[BEGIN Source data]

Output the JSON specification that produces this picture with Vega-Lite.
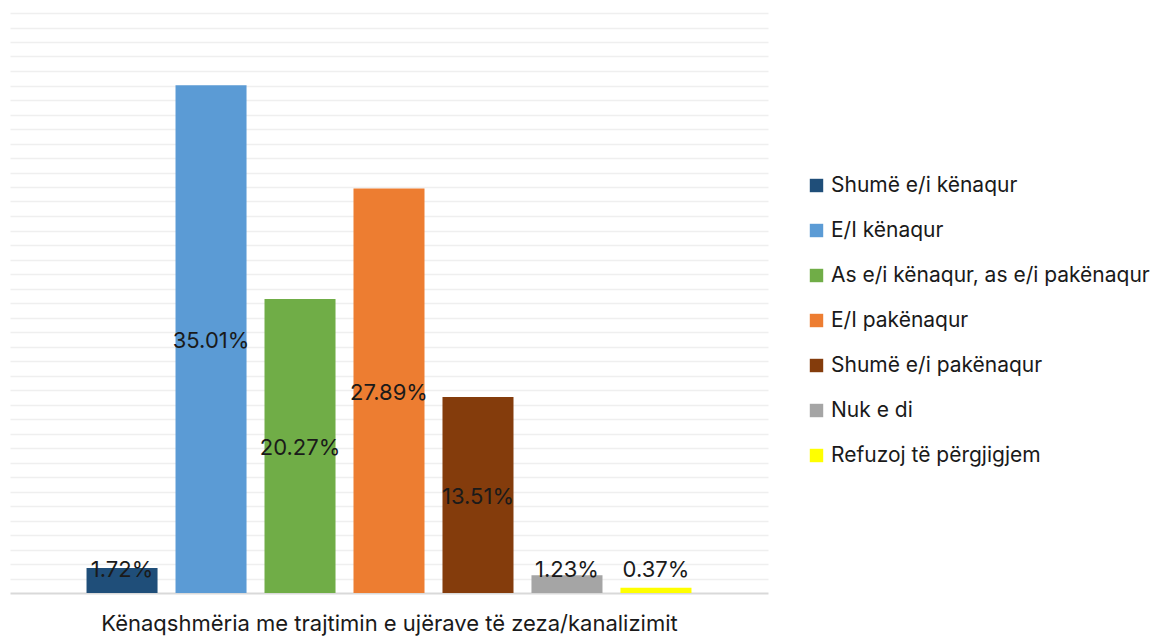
{
  "$schema": "https://vega.github.io/schema/vega-lite/v6.json",
  "width": 758,
  "height": 580,
  "autosize": {"type": "none"},
  "padding": {"left": 10, "top": 13, "right": 398, "bottom": 43},
  "background": "white",
  "config": {
    "font": "Inter",
    "view": {"stroke": null}
  },
  "data": {
    "values": [
      {"cat": "Shumë e/i kënaqur", "value": 1.72, "label": "1.72%"},
      {"cat": "E/I kënaqur", "value": 35.01, "label": "35.01%"},
      {"cat": "As e/i kënaqur, as e/i pakënaqur", "value": 20.27, "label": "20.27%"},
      {"cat": "E/I pakënaqur", "value": 27.89, "label": "27.89%"},
      {"cat": "Shumë e/i pakënaqur", "value": 13.51, "label": "13.51%"},
      {"cat": "Nuk e di", "value": 1.23, "label": "1.23%"},
      {"cat": "Refuzoj të përgjigjem", "value": 0.37, "label": "0.37%"}
    ]
  },
  "encoding": {
    "x": {
      "field": "cat",
      "type": "nominal",
      "sort": null,
      "scale": {"paddingInner": 0.202, "paddingOuter": 0.86},
      "axis": {
        "title": "Kënaqshmëria me trajtimin e ujërave të zeza/kanalizimit",
        "titleFontSize": 22,
        "titleFontWeight": "normal",
        "titleColor": "#1a1a1a",
        "titlePadding": 20,
        "labels": false,
        "ticks": false,
        "domainColor": "#d9d9d9",
        "domainWidth": 2
      }
    }
  },
  "layer": [
    {
      "mark": {"type": "bar"},
      "encoding": {
        "y": {
          "field": "value",
          "type": "quantitative",
          "scale": {"domain": [0, 40], "nice": false},
          "axis": {
            "title": null,
            "labels": false,
            "ticks": false,
            "domain": false,
            "values": [1,2,3,4,5,6,7,8,9,10,11,12,13,14,15,16,17,18,19,20,21,22,23,24,25,26,27,28,29,30,31,32,33,34,35,36,37,38,39,40],
            "gridColor": "#efefef",
            "gridWidth": 1.5
          }
        },
        "color": {
          "field": "cat",
          "type": "nominal",
          "sort": null,
          "scale": {
            "domain": ["Shumë e/i kënaqur", "E/I kënaqur", "As e/i kënaqur, as e/i pakënaqur", "E/I pakënaqur", "Shumë e/i pakënaqur", "Nuk e di", "Refuzoj të përgjigjem"],
            "range": ["#1f4e79", "#5b9bd5", "#70ad47", "#ed7d31", "#843c0c", "#a5a5a5", "#ffff00"]
          },
          "legend": {
            "title": null,
            "orient": "none",
            "legendX": 796,
            "legendY": 162,
            "symbolType": "square",
            "symbolSize": 180,
            "symbolStrokeWidth": 0,
            "labelFontSize": 21,
            "labelColor": "#1a1a1a",
            "labelLimit": 400,
            "labelOffset": 4,
            "rowPadding": 23
          }
        }
      }
    },
    {
      "transform": [{"calculate": "max(datum.value / 2, 1.72)", "as": "labelPos"}],
      "mark": {"type": "text", "fontSize": 22, "color": "#1a1a1a", "dy": 2},
      "encoding": {
        "y": {
          "field": "labelPos",
          "type": "quantitative",
          "scale": {"domain": [0, 40], "nice": false},
          "axis": {
            "title": null,
            "labels": false,
            "ticks": false,
            "domain": false,
            "values": [1,2,3,4,5,6,7,8,9,10,11,12,13,14,15,16,17,18,19,20,21,22,23,24,25,26,27,28,29,30,31,32,33,34,35,36,37,38,39,40],
            "gridColor": "#efefef",
            "gridWidth": 1.5
          }
        },
        "text": {"field": "label"}
      }
    }
  ]
}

[END Source data]

What the task asks:
Retype the whole listing, keeping every line identical and omitting all pictures.

Exercise result:
Output the JSON specification that produces this picture with Vega-Lite.
{
  "$schema": "https://vega.github.io/schema/vega-lite/v6.json",
  "width": 758,
  "height": 580,
  "autosize": {"type": "none"},
  "padding": {"left": 10, "top": 13, "right": 398, "bottom": 43},
  "background": "white",
  "config": {
    "font": "Inter",
    "view": {"stroke": null}
  },
  "data": {
    "values": [
      {"cat": "Shumë e/i kënaqur", "value": 1.72, "label": "1.72%"},
      {"cat": "E/I kënaqur", "value": 35.01, "label": "35.01%"},
      {"cat": "As e/i kënaqur, as e/i pakënaqur", "value": 20.27, "label": "20.27%"},
      {"cat": "E/I pakënaqur", "value": 27.89, "label": "27.89%"},
      {"cat": "Shumë e/i pakënaqur", "value": 13.51, "label": "13.51%"},
      {"cat": "Nuk e di", "value": 1.23, "label": "1.23%"},
      {"cat": "Refuzoj të përgjigjem", "value": 0.37, "label": "0.37%"}
    ]
  },
  "encoding": {
    "x": {
      "field": "cat",
      "type": "nominal",
      "sort": null,
      "scale": {"paddingInner": 0.202, "paddingOuter": 0.86},
      "axis": {
        "title": "Kënaqshmëria me trajtimin e ujërave të zeza/kanalizimit",
        "titleFontSize": 22,
        "titleFontWeight": "normal",
        "titleColor": "#1a1a1a",
        "titlePadding": 20,
        "labels": false,
        "ticks": false,
        "domainColor": "#d9d9d9",
        "domainWidth": 2
      }
    }
  },
  "layer": [
    {
      "mark": {"type": "bar"},
      "encoding": {
        "y": {
          "field": "value",
          "type": "quantitative",
          "scale": {"domain": [0, 40], "nice": false},
          "axis": {
            "title": null,
            "labels": false,
            "ticks": false,
            "domain": false,
            "values": [1,2,3,4,5,6,7,8,9,10,11,12,13,14,15,16,17,18,19,20,21,22,23,24,25,26,27,28,29,30,31,32,33,34,35,36,37,38,39,40],
            "gridColor": "#efefef",
            "gridWidth": 1.5
          }
        },
        "color": {
          "field": "cat",
          "type": "nominal",
          "sort": null,
          "scale": {
            "domain": ["Shumë e/i kënaqur", "E/I kënaqur", "As e/i kënaqur, as e/i pakënaqur", "E/I pakënaqur", "Shumë e/i pakënaqur", "Nuk e di", "Refuzoj të përgjigjem"],
            "range": ["#1f4e79", "#5b9bd5", "#70ad47", "#ed7d31", "#843c0c", "#a5a5a5", "#ffff00"]
          },
          "legend": {
            "title": null,
            "orient": "none",
            "legendX": 796,
            "legendY": 162,
            "symbolType": "square",
            "symbolSize": 180,
            "symbolStrokeWidth": 0,
            "labelFontSize": 21,
            "labelColor": "#1a1a1a",
            "labelLimit": 400,
            "labelOffset": 4,
            "rowPadding": 23
          }
        }
      }
    },
    {
      "transform": [{"calculate": "max(datum.value / 2, 1.72)", "as": "labelPos"}],
      "mark": {"type": "text", "fontSize": 22, "color": "#1a1a1a", "dy": 2},
      "encoding": {
        "y": {
          "field": "labelPos",
          "type": "quantitative",
          "scale": {"domain": [0, 40], "nice": false},
          "axis": {
            "title": null,
            "labels": false,
            "ticks": false,
            "domain": false,
            "values": [1,2,3,4,5,6,7,8,9,10,11,12,13,14,15,16,17,18,19,20,21,22,23,24,25,26,27,28,29,30,31,32,33,34,35,36,37,38,39,40],
            "gridColor": "#efefef",
            "gridWidth": 1.5
          }
        },
        "text": {"field": "label"}
      }
    }
  ]
}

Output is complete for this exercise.